Monday, February 9, 2009

Covenant Marriage as Ascriptural Event (Part Two)

Marriage today in the United States is a decidedly secular event. In line with the analysis of Berkhof, marriage as covenant, even within a Scriptural context, is a mutual voluntary agreement between two people, and in keeping with social, moral and legal understandings current today, when one party breaks that mutual voluntary agreement, the other party feels free to terminate that agreement. By transforming contract into a sacred covenant, or so the thinking goes, we have now raised the standard and how we view the sanctity of marriage. C.S. Lewis reminds us, in his classic Mere Christianity, the difficulty with understanding and communication when we engage in language-games.
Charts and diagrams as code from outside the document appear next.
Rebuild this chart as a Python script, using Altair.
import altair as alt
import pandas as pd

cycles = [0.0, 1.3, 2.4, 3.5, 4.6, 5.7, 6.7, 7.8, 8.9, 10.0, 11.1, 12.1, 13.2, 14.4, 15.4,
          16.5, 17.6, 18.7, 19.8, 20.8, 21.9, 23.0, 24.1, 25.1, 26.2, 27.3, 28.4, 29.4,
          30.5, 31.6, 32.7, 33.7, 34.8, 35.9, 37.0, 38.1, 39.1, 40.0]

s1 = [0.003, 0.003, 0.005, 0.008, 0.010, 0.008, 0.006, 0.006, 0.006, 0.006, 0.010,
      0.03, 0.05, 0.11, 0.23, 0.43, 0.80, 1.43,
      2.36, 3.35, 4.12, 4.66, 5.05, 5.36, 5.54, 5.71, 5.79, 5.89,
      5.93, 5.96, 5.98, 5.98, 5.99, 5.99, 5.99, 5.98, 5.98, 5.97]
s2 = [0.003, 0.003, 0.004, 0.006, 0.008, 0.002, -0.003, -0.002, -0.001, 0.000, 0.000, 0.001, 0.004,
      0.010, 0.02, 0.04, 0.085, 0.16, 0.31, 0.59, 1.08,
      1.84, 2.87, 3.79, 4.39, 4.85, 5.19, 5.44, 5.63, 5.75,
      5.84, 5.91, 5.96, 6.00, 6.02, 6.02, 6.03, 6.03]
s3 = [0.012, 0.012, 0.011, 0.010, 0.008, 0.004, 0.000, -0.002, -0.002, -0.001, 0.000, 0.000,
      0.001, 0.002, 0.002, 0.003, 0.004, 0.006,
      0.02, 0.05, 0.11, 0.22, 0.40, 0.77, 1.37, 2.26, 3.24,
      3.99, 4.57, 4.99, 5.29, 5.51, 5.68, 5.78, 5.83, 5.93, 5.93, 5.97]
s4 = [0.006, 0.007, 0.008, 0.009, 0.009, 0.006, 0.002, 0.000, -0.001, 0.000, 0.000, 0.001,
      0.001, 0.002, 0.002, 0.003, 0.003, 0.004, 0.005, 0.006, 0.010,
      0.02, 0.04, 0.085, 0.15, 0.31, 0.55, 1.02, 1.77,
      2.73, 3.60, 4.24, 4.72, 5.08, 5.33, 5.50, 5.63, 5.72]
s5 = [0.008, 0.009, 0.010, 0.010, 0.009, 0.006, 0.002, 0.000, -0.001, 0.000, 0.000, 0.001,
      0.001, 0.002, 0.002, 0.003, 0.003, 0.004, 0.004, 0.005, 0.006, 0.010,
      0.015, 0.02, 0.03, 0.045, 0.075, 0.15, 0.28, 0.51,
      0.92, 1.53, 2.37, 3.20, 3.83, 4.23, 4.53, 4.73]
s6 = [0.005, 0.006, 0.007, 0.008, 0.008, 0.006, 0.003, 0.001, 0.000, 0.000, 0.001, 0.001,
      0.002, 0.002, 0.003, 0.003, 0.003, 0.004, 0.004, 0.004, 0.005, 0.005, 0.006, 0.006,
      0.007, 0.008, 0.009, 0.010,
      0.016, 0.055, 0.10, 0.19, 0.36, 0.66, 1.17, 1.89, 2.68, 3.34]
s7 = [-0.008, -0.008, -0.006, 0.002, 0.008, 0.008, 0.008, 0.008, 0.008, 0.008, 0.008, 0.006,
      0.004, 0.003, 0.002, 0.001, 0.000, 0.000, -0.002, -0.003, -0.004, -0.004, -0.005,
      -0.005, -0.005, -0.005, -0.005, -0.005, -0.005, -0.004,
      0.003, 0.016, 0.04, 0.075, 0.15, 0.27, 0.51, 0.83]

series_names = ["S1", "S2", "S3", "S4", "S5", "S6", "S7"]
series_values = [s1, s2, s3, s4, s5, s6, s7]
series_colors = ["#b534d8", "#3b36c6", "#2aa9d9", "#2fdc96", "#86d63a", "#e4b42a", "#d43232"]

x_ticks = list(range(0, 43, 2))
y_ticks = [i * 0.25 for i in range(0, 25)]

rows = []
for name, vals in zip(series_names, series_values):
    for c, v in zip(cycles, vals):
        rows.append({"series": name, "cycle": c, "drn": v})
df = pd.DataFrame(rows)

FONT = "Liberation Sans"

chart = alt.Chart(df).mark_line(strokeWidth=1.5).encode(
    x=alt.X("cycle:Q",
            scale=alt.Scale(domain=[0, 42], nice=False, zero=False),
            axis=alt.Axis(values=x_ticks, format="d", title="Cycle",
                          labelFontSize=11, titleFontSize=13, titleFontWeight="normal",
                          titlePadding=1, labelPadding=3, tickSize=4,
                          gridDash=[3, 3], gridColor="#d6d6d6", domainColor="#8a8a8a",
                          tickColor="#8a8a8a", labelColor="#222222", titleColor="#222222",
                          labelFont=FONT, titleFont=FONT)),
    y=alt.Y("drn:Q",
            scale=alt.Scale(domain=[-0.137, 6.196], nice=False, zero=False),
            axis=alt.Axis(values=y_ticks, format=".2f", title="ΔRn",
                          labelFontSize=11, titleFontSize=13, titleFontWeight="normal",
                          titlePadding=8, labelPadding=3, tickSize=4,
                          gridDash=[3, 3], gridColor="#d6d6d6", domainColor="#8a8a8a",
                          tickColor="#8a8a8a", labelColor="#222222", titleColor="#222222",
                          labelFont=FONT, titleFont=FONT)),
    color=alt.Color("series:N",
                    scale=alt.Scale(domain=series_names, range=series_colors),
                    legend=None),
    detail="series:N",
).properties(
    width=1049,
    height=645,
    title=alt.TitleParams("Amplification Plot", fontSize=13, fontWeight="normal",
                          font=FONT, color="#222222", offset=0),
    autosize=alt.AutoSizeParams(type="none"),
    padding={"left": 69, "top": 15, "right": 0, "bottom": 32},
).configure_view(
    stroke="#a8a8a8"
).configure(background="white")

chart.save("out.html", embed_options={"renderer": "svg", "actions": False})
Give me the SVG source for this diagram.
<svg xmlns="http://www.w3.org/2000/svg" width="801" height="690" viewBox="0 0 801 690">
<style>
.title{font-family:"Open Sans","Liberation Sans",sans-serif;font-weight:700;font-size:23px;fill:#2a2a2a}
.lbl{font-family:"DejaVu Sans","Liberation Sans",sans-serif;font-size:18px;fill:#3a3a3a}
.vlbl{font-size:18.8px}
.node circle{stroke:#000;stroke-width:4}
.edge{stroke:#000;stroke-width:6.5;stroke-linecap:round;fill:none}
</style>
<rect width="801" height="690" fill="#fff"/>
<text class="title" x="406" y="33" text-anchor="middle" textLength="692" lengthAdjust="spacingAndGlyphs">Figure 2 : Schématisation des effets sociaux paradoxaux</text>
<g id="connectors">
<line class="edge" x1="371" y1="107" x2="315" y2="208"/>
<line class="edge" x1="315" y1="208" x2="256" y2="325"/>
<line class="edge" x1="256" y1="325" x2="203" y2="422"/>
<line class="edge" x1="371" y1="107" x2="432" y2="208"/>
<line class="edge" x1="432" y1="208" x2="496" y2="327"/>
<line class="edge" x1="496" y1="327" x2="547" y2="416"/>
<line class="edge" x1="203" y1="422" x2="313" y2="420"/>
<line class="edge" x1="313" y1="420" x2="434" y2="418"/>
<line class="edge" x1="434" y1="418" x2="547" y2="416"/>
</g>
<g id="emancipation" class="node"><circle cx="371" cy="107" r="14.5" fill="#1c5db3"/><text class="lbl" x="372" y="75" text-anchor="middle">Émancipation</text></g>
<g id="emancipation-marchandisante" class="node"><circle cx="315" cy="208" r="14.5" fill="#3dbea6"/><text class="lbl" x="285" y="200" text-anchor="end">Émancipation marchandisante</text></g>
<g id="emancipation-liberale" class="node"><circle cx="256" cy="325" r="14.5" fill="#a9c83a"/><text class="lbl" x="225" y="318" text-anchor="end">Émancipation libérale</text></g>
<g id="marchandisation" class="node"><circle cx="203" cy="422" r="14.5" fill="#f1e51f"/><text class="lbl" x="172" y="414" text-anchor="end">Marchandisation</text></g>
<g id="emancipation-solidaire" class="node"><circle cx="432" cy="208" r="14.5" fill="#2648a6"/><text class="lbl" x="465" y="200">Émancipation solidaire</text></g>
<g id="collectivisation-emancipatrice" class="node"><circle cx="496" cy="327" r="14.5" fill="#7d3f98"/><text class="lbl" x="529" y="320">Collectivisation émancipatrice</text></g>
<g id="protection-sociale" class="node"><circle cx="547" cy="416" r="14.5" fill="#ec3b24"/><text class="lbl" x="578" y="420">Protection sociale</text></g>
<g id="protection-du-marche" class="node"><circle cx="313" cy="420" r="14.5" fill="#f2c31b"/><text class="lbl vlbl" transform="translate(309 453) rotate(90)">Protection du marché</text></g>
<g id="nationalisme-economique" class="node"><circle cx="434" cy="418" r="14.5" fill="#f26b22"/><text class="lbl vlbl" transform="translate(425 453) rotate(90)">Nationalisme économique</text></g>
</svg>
Lewis considers the word “gentleman” which began as a term that identified a person as holding a coat of arms and owning land. The term has come to mean a person who has manners, and therefore no longer acts as a description of a person but reflected simply the opinion of the speaker.


That marriage is now secular may be seen as well in the resistance offered up toward entry into covenant marriage in the three states where it has been enacted. Current numbers indicate that approximately two percent of couples in those states have opted for the covenant marriage, as reported in the column by Cheryl Wetzstein in the September 7, 2008 edition of the Washington Times. As well, in examination of the Arizona version of covenant marriage, you will find the traditional grounds for divorce remain available to covenant marriage couples effectively divorcing the legislation from its intent (pun intended). We Americans simply are not willing to shift away from our contractual thinking and right to be free.


Hence, as cautioned by Hauerwas and MacIntyre, there is great danger with efforts to translate Christian terms into language generally assumed to be available, and understood, by the secular world. One difficulty may be, for secular thinkers as well as most Protestants, we resist the view marriage is sacramental as that sounds much too Roman Catholic for our tastes. Yet coming to a fuller understanding of marriage within the context of Scripture, as opposed to clothing the relationship with Christian-sounding language and symbols, through legislation and for that matter recitation of vows more often than not performed as ritual, may be the better method to strengthen marriage and decrease the number of divorces. Learning to speak the language of Scripture may be the remedy for the marriage crisis and take us beyond the idea of contract - and covenant - as the foundation of marriage.


Is it possible we have confused romance with love? Is it possible we are confused as well as to that term “love?” Stanley Hauerwas in his essay “On Marriage and Homosexuality” in Better Hope: Resources for a Church Confronting Capitalism, Democracy and Postmodernity at 49, believes this is precisely the situation when he suggests “love is far too vague a term to do any work in helping us to discover the disciplines necessary to sustain a marriage, particularly in our cultural context (recall the C.S. Lewis observation about the term gentleman). If this is in fact the situation, relying on romance and love to sustain a marriage is just as likely to succeed as fail – then again is that part of the reason why approximately half of all marriages fail?